Digital and the modern smart home | BCS
For the best part of a decade, the smart home has been on the cusp of becoming a reality, writes Alex Bardell, co-founder of Sustainability for London, founder of SDAdvocate and active member of the BCS Green IT SG.
If we follow the Gartner adoption curve, the technology has progressed from being just hype, to the trough of reality and now, we find ourselves on an adoption curve. The point where smart home technology is becoming the norm in new builds and retrofit projects.
Just what is a smart home?
Let’s try to break down a smart home into its constituent elements and understand the role of technology and the services it can deliver. It has evolved from analogue home automation where labour-saving machines and building services, for example heating and washing, could be scheduled. Today, computers and digitalisation have become part of our household devices; it became inevitable that they would integrate and connect using communication protocols and fundamentally change the way we manage our houses.
The word ‘smart’ in ‘smart home’ refers to the system being aware of the state of its devices, which is done through the information and communication technologies (ICT) protocol and the internet of things (IoT) any electrical device found in the home can now be managed autonomously or remotely and devices can integrate to deliver systems. As we grapple to combat climate change by significantly reducing the energy consumption of our buildings, technology is increasingly being needed to manage these systems.
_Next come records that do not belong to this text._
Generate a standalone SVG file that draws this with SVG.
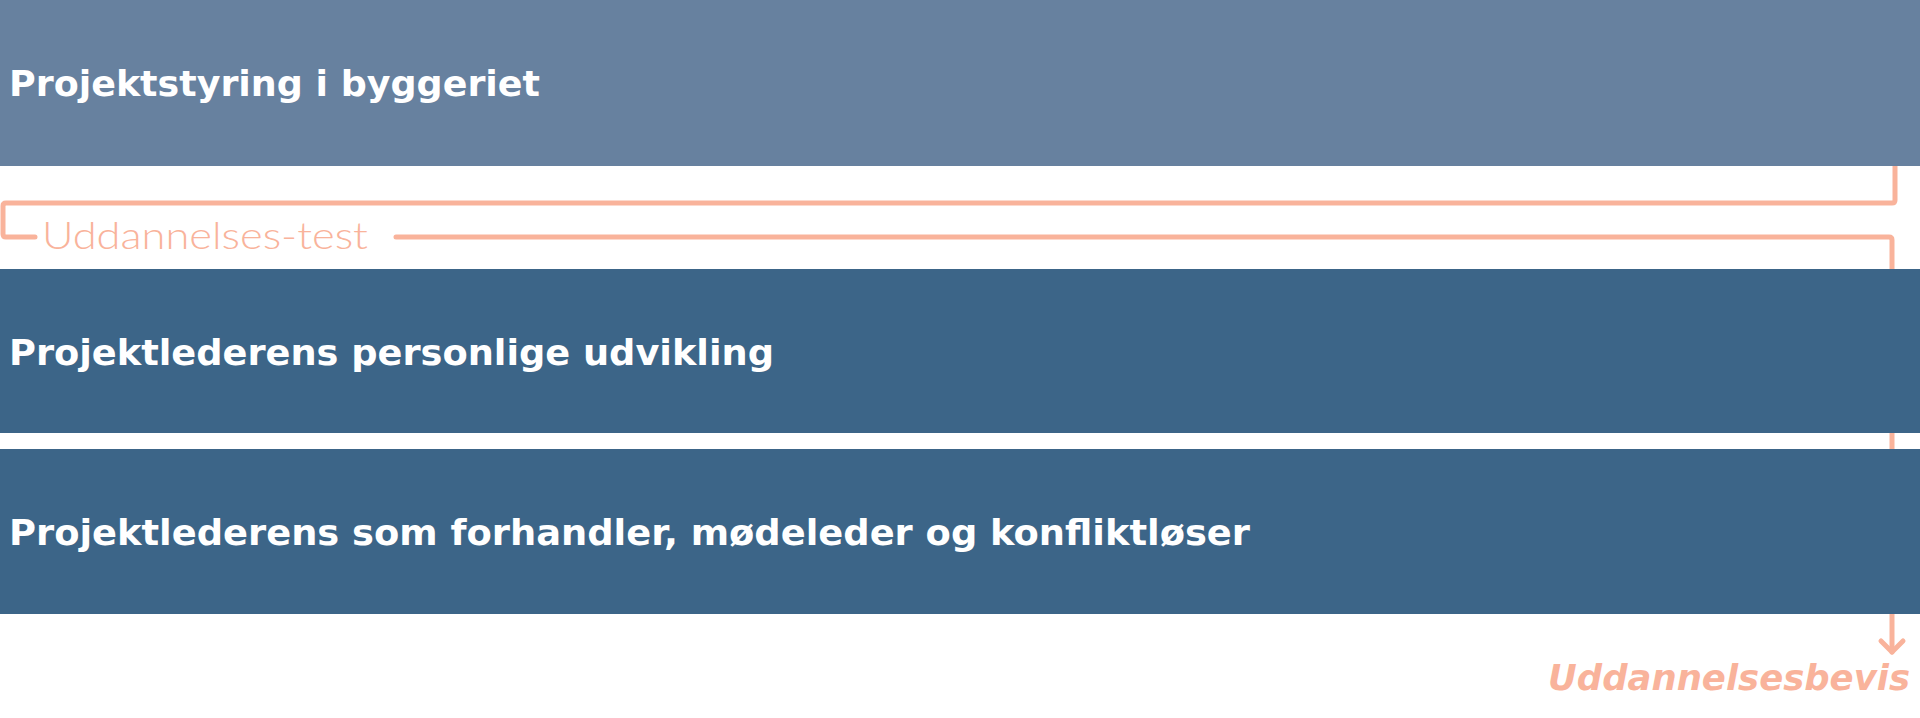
<svg xmlns="http://www.w3.org/2000/svg" width="1920" height="718" viewBox="0 0 1920 718">
<style>
.band-light{fill:#67819f}
.band-dark{fill:#3c6588}
.title{font-family:"DejaVu Sans","Liberation Sans",sans-serif;font-weight:700;font-size:36px;fill:#ffffff}
.conn{fill:none;stroke:#f9b39b;stroke-width:5;stroke-linecap:round;stroke-linejoin:round}
.lbl{font-family:"Lato","Open Sans","Liberation Sans",sans-serif;font-weight:300;font-size:37px;fill:#f9b39b}
.end{font-family:"DejaVu Sans","Liberation Sans",sans-serif;font-weight:700;font-style:italic;font-size:36px;fill:#f9b39b}
</style>
<rect width="1920" height="718" fill="#ffffff"/>
<g id="connectors">
<path class="conn" d="M1895,166 V200 Q1895,203 1892,203 H6 Q3,203 3,206 V234 Q3,237 6,237 H35"/>
<path class="conn" d="M396,237 H1889 Q1892,237 1892,240 V652"/>
<polyline class="conn" points="1881,641 1892,652 1903,641"/>
</g>
<g id="node-projektstyring">
<rect class="band-light" x="0" y="0" width="1920" height="166"/>
<text class="title" x="9" y="96" textLength="531" lengthAdjust="spacingAndGlyphs">Projektstyring i byggeriet</text>
</g>
<g id="label-test">
<text class="lbl" x="42" y="249" textLength="326" lengthAdjust="spacingAndGlyphs">Uddannelses-test</text>
</g>
<g id="node-personlige">
<rect class="band-dark" x="0" y="269" width="1920" height="164"/>
<text class="title" x="9" y="365" textLength="765" lengthAdjust="spacingAndGlyphs">Projektlederens personlige udvikling</text>
</g>
<g id="node-forhandler">
<rect class="band-dark" x="0" y="449" width="1920" height="165"/>
<text class="title" x="9" y="545" textLength="1241" lengthAdjust="spacingAndGlyphs">Projektlederens som forhandler, mødeleder og konfliktløser</text>
</g>
<g id="node-bevis">
<text class="end" x="1548" y="690" textLength="362" lengthAdjust="spacingAndGlyphs">Uddannelsesbevis</text>
</g>
</svg>
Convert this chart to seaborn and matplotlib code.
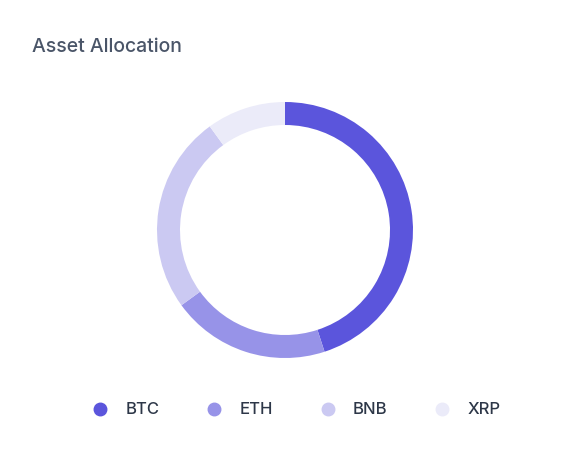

The modern house is full of these devices which can be configured to deliver an endless number of services – from security to in-house entertainment. So, how does smart digital technology work with climate change mitigation?
The home energy efficiency rating
Greenhouse gas emissions for homes arise primarily from the fossil fuels burned for heating, followed by electricity to power devices. A Building Energy Performance with an energy rating of A, must have an energy footprint under 32 KWH/m2/year (Kilowatt hours of energy, per square metre over a year). Unfortunately, the majority of existing UK houses have a rating of D 101-135 KWH/m2/year.
Improving the energy rating of UK homes
Going forwards, new houses must be much more energy-efficient and existing buildings require retro-fitting (including taking into account the embedded carbon in the materials used). A super energy-efficient house creates its own set of challenges, which can only be addressed by using smart buildings technology. All houses need to breathe, which is not a problem for my single glazed Victorian terrace.